Following initial training, three years (or until 31st December 2017 if you completed your training before 1st January 2015) are allowed to gain FMCA (accredited) status. Accreditation is achieved by following either:
- The FMC process, which includes observation of practice by a Professional Practice Consultant and submission of a portfolio of cases for assessment (see Achieving FMC Accreditation diagram, below), or:
- A process established by the Law Society and validated by the FMC.
If accreditation is not gained during this period, a mediator can be removed from the FMC Register and required to retrain or attend a refresher course. If there is a bona fide reason that has delayed achievement of accreditation, an extension can be granted by the FMSB.

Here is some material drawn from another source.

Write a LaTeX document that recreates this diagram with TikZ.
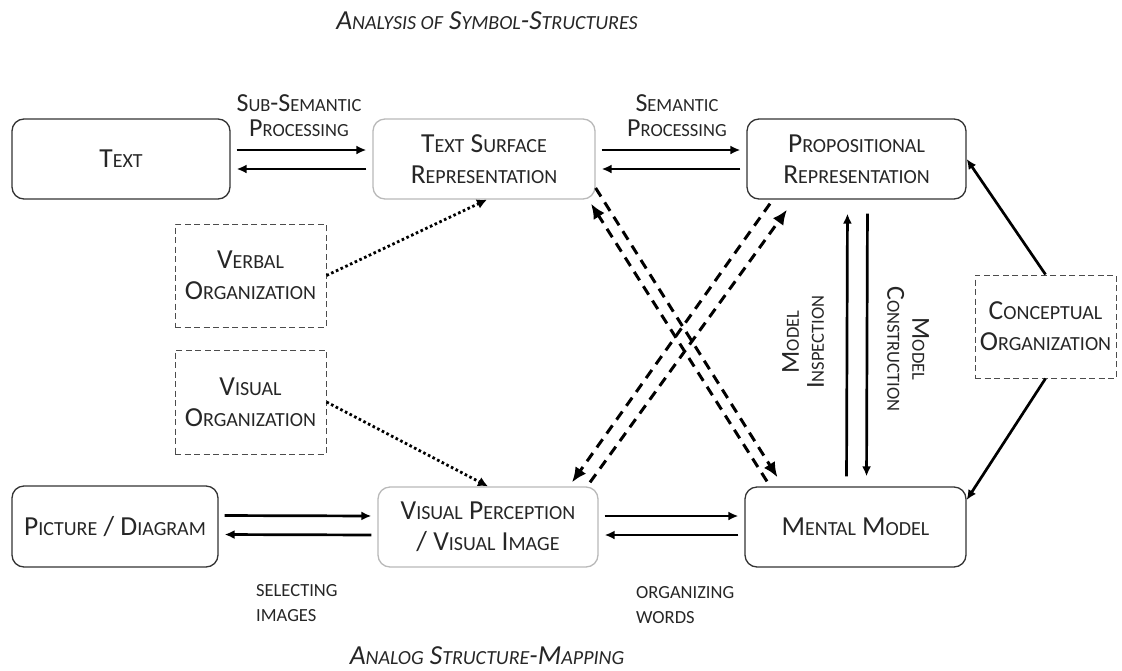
\documentclass[tikz,border=0pt]{standalone}
\usepackage{fontspec}
\setmainfont{Carlito}
\usepackage{tikz}
\usetikzlibrary{
        arrows.meta,
        positioning
    }
\newcommand{\bigc}{\fontsize{27.5}{31}\selectfont}
\newcommand{\smc}[1]{{\fontsize{20}{31}\selectfont #1}}
\newcommand{\lsmc}[1]{{\fontsize{18.5}{25}\selectfont #1}}
\tikzset{>={Latex[length=10pt,width=9pt]},shorten >=6pt,shorten <=6pt}
\tikzset{box/.style={draw=black!80,line width=1.3pt,rounded corners=12pt,align=center,
        text=black!85,inner sep=0pt,font=\bigc}}
\tikzset{lightbox/.style={box,draw=gray!55}}
\tikzset{orgbox/.style={draw=black!70,line width=1pt,dash pattern=on 6pt off 3.5pt,
        align=center,text=black!85,inner sep=0pt,font=\bigc}}
\tikzset{flow/.style={->,line width=2.7pt}}
\tikzset{cross/.style={line width=3pt,dash pattern=on 10pt off 7pt,
        -{Latex[length=15pt,width=13pt]},shorten >=0pt,shorten <=0pt}}
\tikzset{organize/.style={line width=2.8pt,dash pattern=on 2.6pt off 2.6pt,
        -{Latex[length=10pt,width=10pt]},shorten >=0pt,shorten <=0pt}}
\tikzset{lbl/.style={align=center,text=black!85,inner sep=0pt,
        font=\fontsize{26}{25}\selectfont}}

\begin{document}
\begin{tikzpicture}[x=1pt,y=-1pt]
                    \useasboundingbox (0,0) rectangle (1122,670);
                    % upper row
                    \node[box,minimum width=218pt,minimum height=80pt] (txt) at (121,159) {T\smc{EXT}};
                    \node[lightbox,minimum width=222pt,minimum height=80pt] (tsr) at (484,159)
                        {T\smc{EXT} S\smc{URFACE}\\R\smc{EPRESENTATION}};
                    \node[box,minimum width=219pt,minimum height=80pt] (prop) at (856.5,159)
                        {P\smc{ROPOSITIONAL}\\R\smc{EPRESENTATION}};
                    % organization boxes
                    \node[orgbox,minimum width=151pt,minimum height=103pt] (verb) at (250.5,275.5)
                        {V\smc{ERBAL}\\O\smc{RGANIZATION}};
                    \node[orgbox,minimum width=151pt,minimum height=104pt] (visorg) at (250.5,402)
                        {V\smc{ISUAL}\\O\smc{RGANIZATION}};
                    \node[orgbox,minimum width=141pt,minimum height=103pt] (conc) at (1045.5,326.5)
                        {C\smc{ONCEPTUAL}\\O\smc{RGANIZATION}};
                    % lower row
                    \node[box,minimum width=206pt,minimum height=81pt] (pic) at (115,526.5)
                        {P\smc{ICTURE} / D\smc{IAGRAM}};
                    \node[lightbox,minimum width=220pt,minimum height=80pt] (vis) at (488,527)
                        {V\smc{ISUAL} P\smc{ERCEPTION}\\/ V\smc{ISUAL} I\smc{MAGE}};
                    \node[box,minimum width=221pt,minimum height=80pt] (mm) at (855.5,527)
                        {M\smc{ENTAL} M\smc{ODEL}};
                    % labels
                    \node[lbl] (subsem) at (299,115.5) {S\lsmc{UB}-S\lsmc{EMANTIC}\\P\lsmc{ROCESSING}};
                    \node[lbl] (sem) at (677,115.5) {S\lsmc{EMANTIC}\\P\lsmc{ROCESSING}};
                    \node[lbl,align=left,anchor=west] (selimg) at (256,603) {\lsmc{SELECTING}\\\lsmc{IMAGES}};
                    \node[lbl,align=left,anchor=west] (orgwords) at (636,605) {\lsmc{ORGANIZING}\\\lsmc{WORDS}};
                    \node[lbl,rotate=90] (inspect) at (803,342) {M\lsmc{ODEL}\\I\lsmc{NSPECTION}};
                    \node[lbl,rotate=-90] (construct) at (908,349) {M\lsmc{ODEL}\\C\lsmc{ONSTRUCTION}};
                    \node[lbl,font=\fontsize{27.5}{31}\selectfont\itshape] (symb) at (487,21)
                        {A\smc{NALYSIS OF} S\smc{YMBOL}-S\smc{TRUCTURES}};
                    \node[lbl,font=\fontsize{27.5}{31}\selectfont\itshape] (analog) at (487,656)
                        {A\smc{NALOG} S\smc{TRUCTURE}-M\smc{APPING}};
                    \path
                        ([yshift=9pt]txt.east)   edge[flow] ([yshift=9pt]tsr.west)
                        ([yshift=-10pt]tsr.west) edge[flow] ([yshift=-10pt]txt.east)
                        ([yshift=9pt]tsr.east)   edge[flow] ([yshift=9pt]prop.west)
                        ([yshift=-10pt]prop.west) edge[flow] ([yshift=-10pt]tsr.east)
                        ([yshift=11pt]pic.east)  edge[flow] ([yshift=11pt]vis.west)
                        ([yshift=-8pt]vis.west)  edge[flow] ([yshift=-8pt]pic.east)
                        ([yshift=11pt]vis.east)  edge[flow] ([yshift=11pt]mm.west)
                        ([yshift=-8pt]mm.west)   edge[flow] ([yshift=-8pt]vis.east)
                        ([xshift=-9pt]mm.north)  edge[flow,shorten <=10pt,shorten >=14pt] ([xshift=-9pt]prop.south)
                        ([xshift=11pt]prop.south) edge[flow,shorten <=14pt,shorten >=10pt] ([xshift=11pt]mm.north)
                        (conc.north)             edge[flow,shorten <=0pt,shorten >=0pt] (prop.east)
                        (conc.south)             edge[flow,shorten <=0pt,shorten >=0pt] ([yshift=27pt]mm.east)
                        (verb.east)              edge[organize] ([xshift=3pt]tsr.south)
                        (visorg.east)            edge[organize] (vis.north)
                        ([yshift=-29pt]tsr.east) edge[cross] ([xshift=-78pt,yshift=9pt]mm.north)
                        ([xshift=-88.5pt,yshift=5pt]mm.north) edge[cross] ([xshift=107pt,yshift=-4pt]tsr.south)
                        ([xshift=102pt,yshift=4pt]vis.north) edge[cross] ([xshift=-69.5pt,yshift=-10pt]prop.south)
                        ([xshift=-86.5pt,yshift=-4pt]prop.south) edge[cross] ([xshift=84pt,yshift=4pt]vis.north)
                    ;
                \end{tikzpicture}
\end{document}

Registration for accredited mediators returning to practice
Accredited family mediators who have not been practising and who are not registered with the FMC for the current year should contact the FMSB to confirm the further action that may be required prior to taking up practice again as a family mediator and being entered on to the register. Please read the procedure for doing this and download a questionnaire to complete.
Wider benefits of FMC Registration
Registration means being an official member of the family mediator community and part of a national network of fellow practitioners. The FMC Register provides ready access to, and clear identification of, family mediators who practise to high standards; only FMC registered family mediators will be included on the database.
Accurate, up-to-date information will provide the FMSB with an increasingly useful picture of the activities of family mediators. The FMC will build on this to increase public awareness of family mediation and promote the vital service you provide. As an example, a MOJ media awareness campaign in 2015, First Stop Family Mediation, resulted in:
- 340% increase in FMC website traffic
- 45% increase in hits on the ‘Find a Mediator’ tab on the FMC website
- 54% increase in hits to the MIAMs tab on the FMC websiteThe FMC Register will enable direct communication between the FMC/FMSB and the family mediation community – the FMC about the promotion of the profession and the FMSB about standards and accreditation. This will encourage active engagement by family mediators in these fields.